Building officials are dealing with structures that have not been completed within a reasonable amount of time.  Many of these situations arise because of the financial problems of the owner or contractor and sometimes these projects are begun by weekend warriors who never have the time to finish the project.  Shorewood, Il. building inspector, David Meyers, shared the ordinance his town has used to try and deal with this problem:

1. New Construction Permits; Residential Dwelling Units:

a. All work must commence within six (6) months of the issue date of the permit. If work has not commenced within six (6) months, the general contractor may request that the original permit be extended by ninety (90) days. The request shall be made in writing and include an explanation for the delay. All extension requests should be submitted to the village administrator.

b. The dwelling unit is required to be completed and successfully pass a final inspection by the building inspector within twelve (12) months from the issue date of the permit. If the dwelling unit is not completed within twelve (12) months, then the permit applicant must reapply for a new permit. The reapplication cost will be based on fifteen cents ($0.15) per square foot of the dwelling unit.

Construction of the dwelling unit must be completed within two (2) years from the date the original permit was issued or court proceedings will commence.

2. Other Permitted Construction:

a. Additions to residential dwellings shall be completed within twelve (12) months. If work is not completed at this time, the applicant must reapply and pay a permit fee that is fifty percent (50%) of the original permit cost.

b. All permits, other than those listed in subsections C1 and C2a of this section, shall be completed within six (6) months of the time of issuance of the permit. If the work is not completed at that time, the permit holder must reapply for the permit at fifty percent (50%) of the original permit cost. (Ord. 98-894, 2-24-1998)

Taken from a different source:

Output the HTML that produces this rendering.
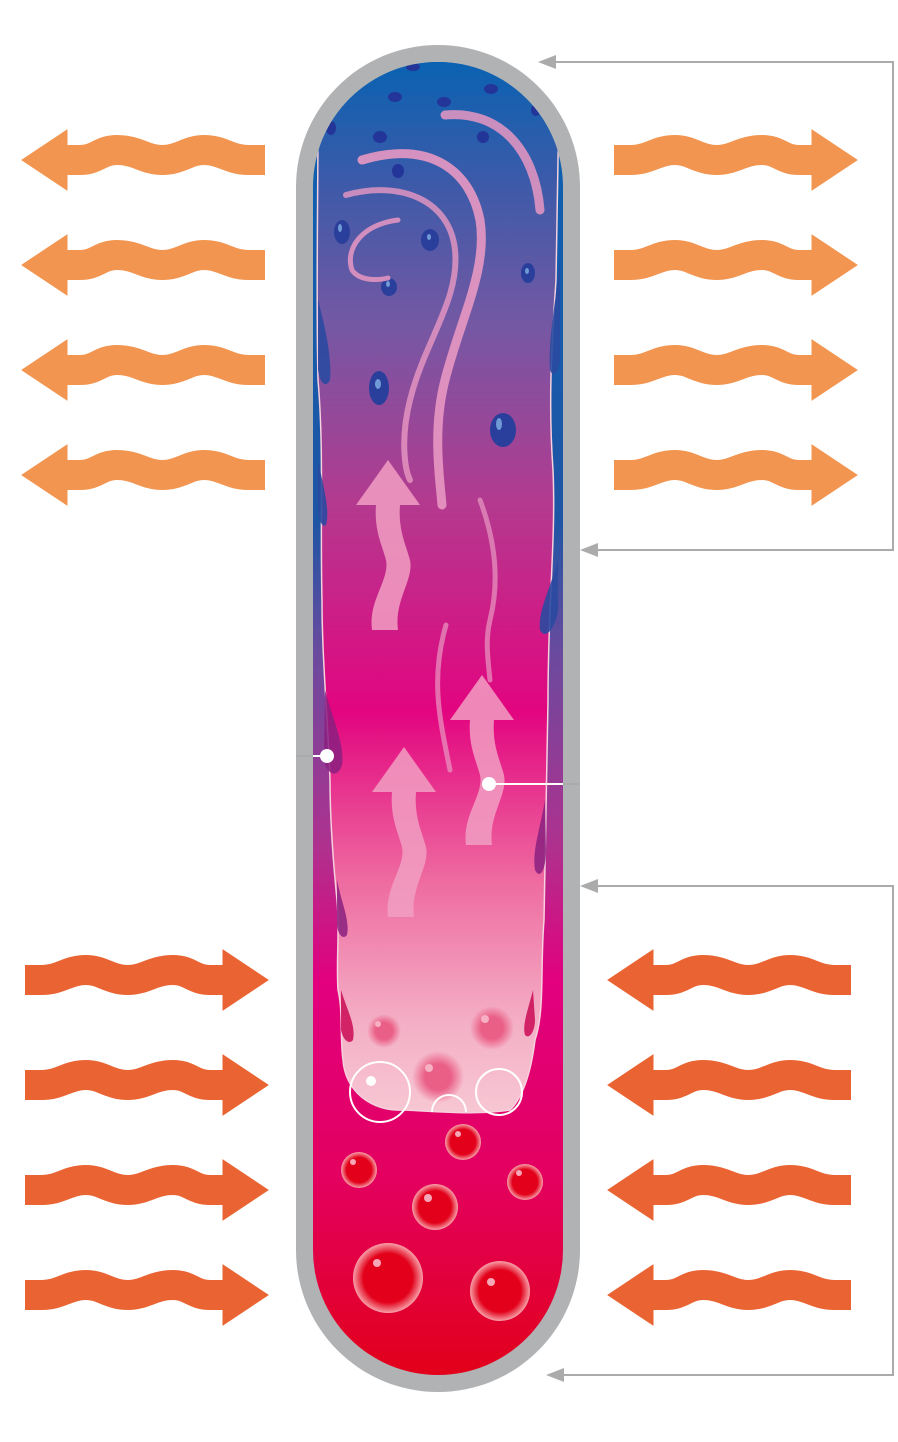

The above ordinance at least sets some limits on how long a building permit stays open.  When a project has an expired permit, I encourage inspectors to use the International Property Maintenance Code to address problems on the property.  This will usually inspire the owner or contractor to renew the permit and complete the project.  If this doesn’t work, we may have no choice but to file a demoliton suit so the unfinished structure does not remain an eyesore.